2. In second appeal Mr. Bashyam Aiyangar argued that the claim is barred by res judicata. His contention is that as Order XXXIV, Rule 10, provides for an adjustment of the amount due on the occasion of passing the final decree, the relationship of mortgagor and mortgagee subsists till then and the only remedy open to the mortgagor is to claim a settlement of accounts in the passing of the final decree and not to sue separately for the mesne profits. The question is whether the mortgagor is compellable to adopt this course indicated by the learned Vakil.

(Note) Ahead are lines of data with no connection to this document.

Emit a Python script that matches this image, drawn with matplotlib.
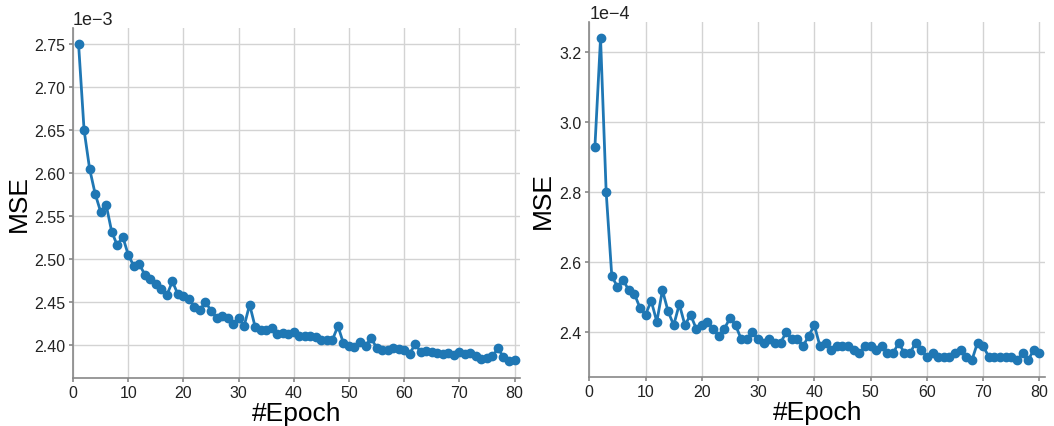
import numpy as np
import matplotlib
matplotlib.use("Agg")
import matplotlib.pyplot as plt

plt.rcParams['font.family'] = ['Liberation Sans', 'DejaVu Sans']

# data (MSE per epoch)
epochs = np.arange(1, 81)

mse_left = np.array([
    2.750, 2.650, 2.605, 2.576, 2.555, 2.563, 2.532, 2.516, 2.526, 2.505,
    2.492, 2.494, 2.482, 2.477, 2.471, 2.465, 2.458, 2.474, 2.459, 2.457,
    2.454, 2.444, 2.441, 2.450, 2.440, 2.432, 2.434, 2.432, 2.424, 2.431,
    2.422, 2.447, 2.421, 2.418, 2.418, 2.420, 2.413, 2.414, 2.413, 2.415,
    2.410, 2.410, 2.410, 2.409, 2.406, 2.406, 2.406, 2.422, 2.402, 2.399,
    2.398, 2.404, 2.399, 2.408, 2.397, 2.394, 2.394, 2.397, 2.395, 2.394,
    2.390, 2.401, 2.392, 2.393, 2.392, 2.391, 2.389, 2.391, 2.388, 2.392,
    2.389, 2.391, 2.387, 2.384, 2.385, 2.387, 2.396, 2.386, 2.381, 2.383,
]) * 1e-3

mse_right = np.array([
    2.93, 3.24, 2.80, 2.56, 2.53, 2.55, 2.52, 2.51, 2.47, 2.45,
    2.49, 2.43, 2.52, 2.46, 2.42, 2.48, 2.42, 2.45, 2.41, 2.42,
    2.43, 2.41, 2.39, 2.41, 2.44, 2.42, 2.38, 2.38, 2.40, 2.38,
    2.37, 2.38, 2.37, 2.37, 2.40, 2.38, 2.38, 2.36, 2.39, 2.42,
    2.36, 2.37, 2.35, 2.36, 2.36, 2.36, 2.35, 2.34, 2.36, 2.36,
    2.35, 2.36, 2.34, 2.34, 2.37, 2.34, 2.34, 2.37, 2.35, 2.33,
    2.34, 2.33, 2.33, 2.33, 2.34, 2.35, 2.33, 2.32, 2.37, 2.36,
    2.33, 2.33, 2.33, 2.33, 2.33, 2.32, 2.34, 2.32, 2.35, 2.34,
]) * 1e-4

fig = plt.figure(figsize=(10.54, 4.27), dpi=100)
ax1 = fig.add_axes([0.0693, 0.1131, 0.4241, 0.8183])
ax2 = fig.add_axes([0.5591, 0.1155, 0.4324, 0.8313])

def style(ax, y, ylim, yticks, ylab_x):
    ax.plot(epochs, y, color='#1f77b4', lw=2, marker='o', ms=6, zorder=3)
    ax.set_xlim(0, 81)
    ax.set_ylim(*ylim)
    ax.set_xticks([0, 10, 20, 30, 40, 50, 60, 70, 80])
    ax.set_yticks(yticks)
    ax.ticklabel_format(axis='y', style='sci', scilimits=(0, 0))
    ax.yaxis.get_offset_text().set_fontsize(13)
    ax.grid(True, color='#d3d3d3', lw=1)
    ax.set_axisbelow(True)
    for s in ['top', 'right']:
        ax.spines[s].set_visible(False)
    for s in ['left', 'bottom']:
        ax.spines[s].set_color('#888888')
        ax.spines[s].set_linewidth(1.2)
    ax.tick_params(colors='#888888', labelcolor='#222222', labelsize=11.5,
                   length=3, width=1.2, pad=2.5)
    ax.set_xlabel('#Epoch', fontsize=19)
    ax.set_ylabel('MSE', fontsize=19)
    ax.xaxis.set_label_coords(0.5, -0.066)
    ax.yaxis.set_label_coords(ylab_x, 0.5)

style(ax1, mse_left, (2.362e-3, 2.7683e-3),
      np.arange(2.40, 2.751, 0.05) * 1e-3, -0.094)
style(ax2, mse_right, (2.273e-4, 3.287e-4),
      np.array([2.4, 2.6, 2.8, 3.0, 3.2]) * 1e-4, -0.075)

fig.savefig('out.png', dpi=100)
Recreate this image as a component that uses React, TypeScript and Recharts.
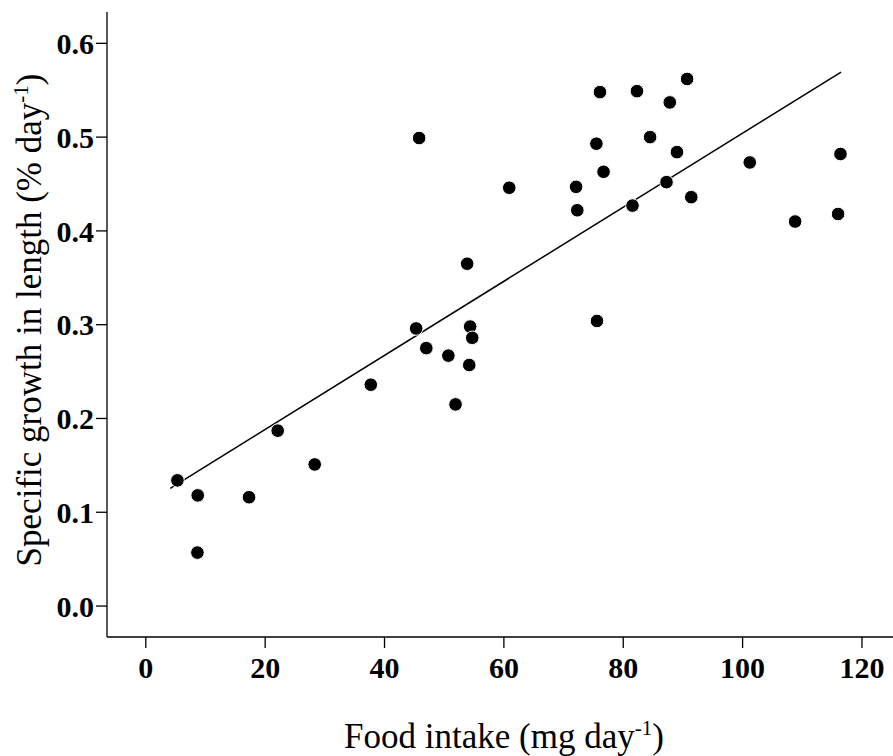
import React from 'react';
import { ScatterChart, Scatter, XAxis, YAxis, Label } from 'recharts';

const foodIntake = [
  5.3, 8.7, 8.65, 17.3, 22.1, 28.3, 37.7, 45.3, 45.8, 47.0, 50.7, 51.9,
  53.85, 54.35, 54.7, 54.2, 60.9, 72.1, 72.3, 75.5, 75.6, 76.1, 76.7,
  81.55, 82.3, 84.5, 87.25, 87.8, 89.0, 90.7, 91.4, 101.2, 108.8, 116.0, 116.4,
];
const growthLength = [
  0.134, 0.118, 0.057, 0.116, 0.187, 0.151, 0.236, 0.296, 0.499, 0.275, 0.267, 0.215,
  0.365, 0.298, 0.286, 0.257, 0.446, 0.447, 0.422, 0.493, 0.304, 0.548, 0.463,
  0.427, 0.549, 0.500, 0.452, 0.537, 0.484, 0.562, 0.436, 0.473, 0.410, 0.418, 0.482,
];
const fitX = [4.1, 116.5];
const fitY = [0.1255, 0.5694];
const xTicks = [0, 20, 40, 60, 80, 100, 120];
const yTicks = [0, 0.1, 0.2, 0.3, 0.4, 0.5, 0.6];

const points = foodIntake.map((x, i) => ({ x, y: growthLength[i] }));
const fitLine = fitX.map((x, i) => ({ x, y: fitY[i] }));

const FONT = '"Liberation Serif", "Times New Roman", serif';

const Dot = (props: any) => {
  const { cx, cy } = props;
  if (cx == null || cy == null) return <g />;
  return <circle cx={cx} cy={cy} r={6.8} fill="#000" stroke="#fff" strokeWidth={1} />;
};

const NoDot = () => <g />;

const XLabel = (props: any) => {
  const vb = props.viewBox || { x: 0, y: 0, width: 0, height: 0 };
  const cx = vb.x + vb.width / 2 + 4;
  const y = vb.y + 111;
  return (
    <text x={cx} y={y} textAnchor="middle" fontFamily={FONT} fontSize={35} fill="#000">
      Food intake (mg day
      <tspan dy={-13} fontSize={21}>-1</tspan>
      <tspan dy={13}>)</tspan>
    </text>
  );
};

const YLabel = () => {
  const x = 41;
  const y = 320;
  return (
    <text
      x={x}
      y={y}
      textAnchor="middle"
      transform={`rotate(-90, ${x}, ${y})`}
      fontFamily={FONT}
      fontSize={35}
      fill="#000"
    >
      Specific growth in length (% day
      <tspan dy={-13} fontSize={21}>-1</tspan>
      <tspan dy={13}>)</tspan>
    </text>
  );
};

export default function App() {
  return (
    <div style={{ position: 'absolute', left: 0, top: 0, background: '#fff' }}>
      <ScatterChart width={893} height={756} margin={{ top: 12, right: 0, bottom: 0, left: 0 }}>
        <XAxis
          type="number"
          dataKey="x"
          domain={[-6.5, 125.2]}
          ticks={xTicks}
          height={119}
          allowDataOverflow
          stroke="#000"
          strokeWidth={1.3}
          tickSize={11}
          tickMargin={9}
          tick={{ fontFamily: FONT, fontSize: 30, fontWeight: 'bold', fill: '#000' }}
        >
          <Label content={<XLabel />} />
        </XAxis>
        <YAxis
          type="number"
          dataKey="y"
          domain={[-0.033, 0.6334]}
          ticks={yTicks}
          width={107}
          allowDataOverflow
          stroke="#000"
          strokeWidth={1.3}
          tickSize={11}
          tickMargin={2}
          tickFormatter={(v: number) => v.toFixed(1)}
          tick={{ fontFamily: FONT, fontSize: 30, fontWeight: 'bold', fill: '#000' }}
        >
          <Label content={<YLabel />} />
        </YAxis>
        <Scatter
          data={fitLine}
          line={{ stroke: '#000', strokeWidth: 1.5 }}
          shape={<NoDot />}
          isAnimationActive={false}
        />
        <Scatter data={points} shape={<Dot />} isAnimationActive={false} />
      </ScatterChart>
    </div>
  );
}
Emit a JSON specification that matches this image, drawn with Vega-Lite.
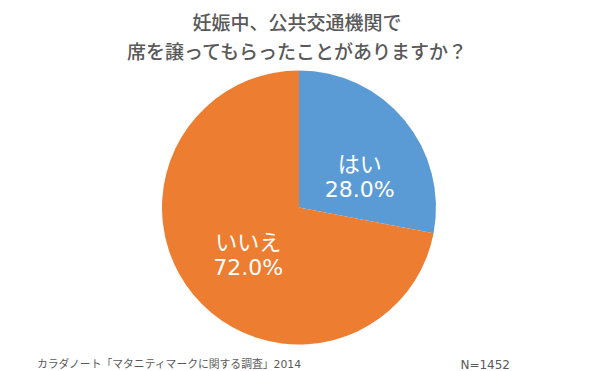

3. It was recently held by a Skill Bench of this Court, that a claim for future mesne profits can be sued on separately. It is not seriously disputed that a decree for redemption is practically a decree for possession, subject to the condition of paying a certain amount fixed by the Court. Therefore when that amount has been paid, the mortgagor is entitled to possession and the retention of possession by the mortgagee is that of a wrong-doer. This is the view taken in Sakari Daita v. Sheikh Ainuddy 6 Ind. Cas. 336 and we agree with that decision. Under Order XXXIV, Rule 1(a), the moment the amount ascertained by the preliminary decree is paid into Court, the mortgagor acquires a right to the property. There is nothing more to be done by way of adjustment. Moreover, in this case, the possession of the property was to be in lieu of interest. Therefore no question of further accountability arises. Vide Section 77 of the Transfer of Property Act.
4. Our attention was drawn to a decision of Abdur Rahim and Bakewell, JJ., in Papla Chakrapani Chettiar v. Ramaswamy Thenkondan 42 Ind. Cas. 230. The learned Judges held in that case that the Court had power, even after the preliminary decree, to adjust the rights of the parties. It was neither argued nor decided that the mortgagor is bound to claim this adjustment and that if he did not do so, his right to mesne profits will be barred as res judicata. Rukhminibai v. Venkatesh 9 Bom. L.R. 958 which was strongly relied on by the learned Vakil for the appellants, was a case in which tender was before decree. No payment was made under the decree and consequently the present question is unaffected by that decision.
5. The other cases quoted do not decide that the mortgagor's only remedy is to claim an adjustment before the passing of the final decree.
6. We think the decision of the lower Appellate Court is right and dismiss the second appeal with costs.